Una tarde de agosto. Recorro las calles del barrio parisino de Marais siguiendo los pasos del Libro de réquiems (Edhasa), de Mauricio Wiesenthal. Poco antes había observado desde mi buhardilla en el barrio de Ópera los tejados de mis vecinos, y me imaginaba a Mimí en el aria Quando m’en vo (La Bohème). Muchas vidas, y mucha historia desde allí arriba.
Wiesenthal dice que «ser europeo es vivir en un pequeño continente que puede recorrerse a pie. Y el pie es, también, una medida de la poesía…». Y constato esta medida durante un paseo por las calles del barrio judío y la plaza de Los Vosgos. Traslado de un lado a otro el Libro de réquiems a modo de guía y me dejo llevar por las calles de ese París lleno de referencias.
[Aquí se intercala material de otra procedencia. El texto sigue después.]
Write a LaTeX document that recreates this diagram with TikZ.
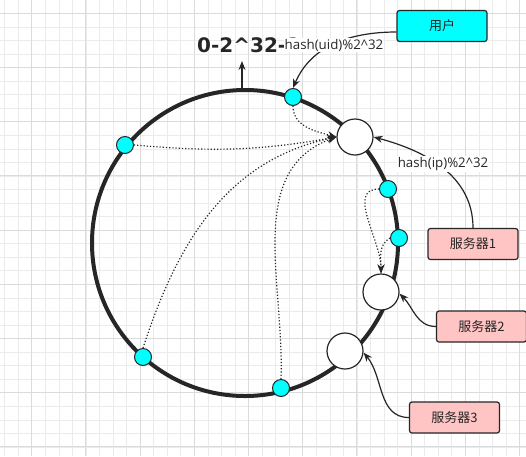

Me impone la presencia de la habitación de Marcel Proust, ahora en el museo Carnavalet y me lleno de su tiempo y del camino de Swann hasta llegar a la Place des Vosges. Es un día soleado, pero ya la tarde ha llenado de melancolía el recuerdo que se esconde entre los balcones y las chimeneas admirables que parecen de otro tiempo. La literatura posee también ese lado obsesivo. Y, a fuerza de meternos en los libros, necesitamos verlos o intuirlos en la vida. Viajar puede ser para algunos algo más que transitar por calles y autopistas.
Y, claro, allí, en aquella esquina veo una bandera francesa ondeando en un balcón, el que fuera el balcón de Victor Hugo. En la misma acera, siguiendo la ruta de los soportales, veo las mesas de la terraza del Restaurant La Place Royale justo al lado de la casa de Madame Sêvigné. Si la felicidad se puede vestir de alguna manera, en parte, creo, puede hablar francés y se acompaña suntuosamente por el sabor del foie y el aroma del borgoña. Mientras miro el color de picota del vino, me acuerdo de unas jugosas reflexiones que había leído esa misma mañana mientras recorría el trayecto entre Clemond-Ferrand y París. Mauricio Wisenthal habla sobre sus lecturas de juventud y recuerda aquellos aventureros primeros años de su vida. Él cree que hay notables diferencias entre los lectores de Camus y Sartre de aquella época. Por lo visto, o una cosa o la otra. Los lectores de Camus -dice- «teníamos las novias más guapas, más intrépidas y audaces». En cambio, «los secuaces de Sartre solo salían con niñas freudianas y marxistas. Intelectuales pragmáticas y miopes». Tampoco está mal esa otra manera de ver las cosas.